Saving Embeddings

Hi all,

I’ve been following this tutorial:

I’ve finally got my dataset to work and a calculate embeddings using document_embeddings = compute_doc_embeddings(df). Using this code works great and the remainder of the code functions without issue. However, no matter how I try to save the embeddings, when I try load the csv file with the saved embeddings using document_embeddings = load_embeddings(“”) I without fail receive an error.

Any recommendations on how to save the csv file once the embeddings are recalculated?

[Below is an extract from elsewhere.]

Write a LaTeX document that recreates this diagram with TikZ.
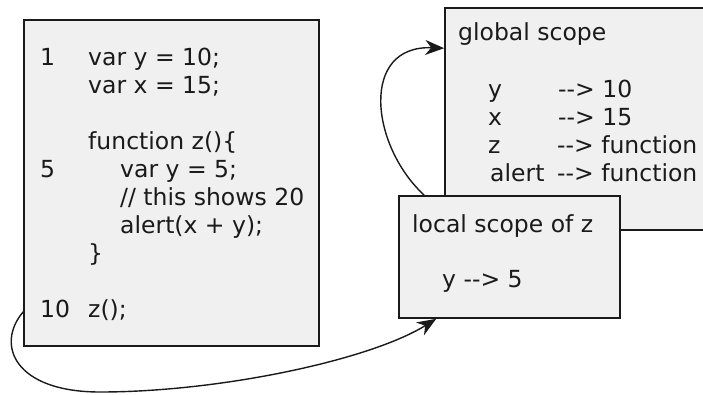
\documentclass[tikz,border=0pt]{standalone}
\usepackage{fontspec}
\setmainfont{DejaVu Sans}
\usetikzlibrary{arrows.meta}
\definecolor{boxfill}{HTML}{F0F0F0}
\definecolor{ink}{HTML}{1A1A1A}

\begin{document}
\begin{tikzpicture}[x=1pt,y=-1pt,
  scopebox/.style={draw=ink, line width=1.6pt, fill=boxfill, inner sep=0pt},
  txt/.style={anchor=base west, inner sep=0pt, text=ink, font=\fontsize{23.5}{28}\selectfont},
  link/.style={draw=ink, line width=1.4pt, -{Stealth[length=19pt,width=15pt,inset=6pt]}}]
\useasboundingbox (0,0) rectangle (703,394);

% source code panel
\node[scopebox, minimum width=295pt, minimum height=326pt] (code) at (171.5,183) {};
\node[txt] (num1)  at (40,65)  {1};
\node[txt] (line1) at (88,65)  {var y = 10;};
\node[txt] (line2) at (88,93)  {var x = 15;};
\node[txt] (line4) at (88,149) {function z()\{};
\node[txt] (num5)  at (40,177) {5};
\node[txt] (line5) at (120,177) {var y = 5;};
\node[txt] (line6) at (120,205) {// this shows 20};
\node[txt] (line7) at (120,233) {alert(x + y);};
\node[txt] (line8) at (88,261) {\}};
\node[txt] (num10) at (40,317) {10};
\node[txt] (line10) at (88,317) {z();};

% global scope table
\node[scopebox, minimum width=270pt, minimum height=222pt] (global) at (580,119) {};
\node[txt] (gtitle) at (458,40) {global scope};
\node[txt] (gy)  at (488,97)  {y};
\node[txt] (gyv) at (558,97)  {-{}-> 10};
\node[txt] (gx)  at (488,125) {x};
\node[txt] (gxv) at (558,125) {-{}-> 15};
\node[txt] (gz)  at (488,153) {z};
\node[txt] (gzv) at (557,153) {-{}-> function};
\node[txt] (ga)  at (490,181) {alert};
\node[txt] (gav) at (557,181) {-{}-> function};

% local scope table
\node[scopebox, minimum width=221pt, minimum height=122pt] (local) at (509.5,257) {};
\node[txt] (ltitle) at (412,232) {local scope of z};
\node[txt] (ly) at (442,287) {y -{}-> 5};

% scope chain: local scope refers to the global scope
\draw[link] ([xshift=26pt]local.north west) .. controls (370,145) and (360,45) .. ([yshift=-41pt]global.north west);

% the call z() creates the local scope
\draw[link] ([yshift=35pt]code.south west) .. controls (-5,345) and (15,392) .. (100,392)
  .. controls (220,392) and (370,360) .. ([xshift=38pt]local.south west);
\end{tikzpicture}
\end{document}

I store the embedding in a database, with a structure similar to this (at the moment):

 create_table "embeddings", force: :cascade do |t|
    t.string "openai_id"
    t.string "model"
    t.string "prompt"
    t.string "vector"
    t.string "userid"
    t.datetime "created_at", precision: 6, null: false
    t.datetime "updated_at", precision: 6, null: false

Hope this helps.

It works for me when I load it locally with the supplied load_embeddings function (it took a minute or two though).

It could be something like it timing out (it is a large file and took a while to download here).

Or it could be a memory issue. I would try it locally if you can, or with less data to check it is working. If you are on Google Drive or something, you can copy it local there to speed things up.

You can try to only download 10 lines first, by adding an nrows parameter:

df = pd.read_csv(fname, header=0, nrows=10)

I think that should stream the first 10 without needing to load the whole file. For the full file you will still be better off having it local though.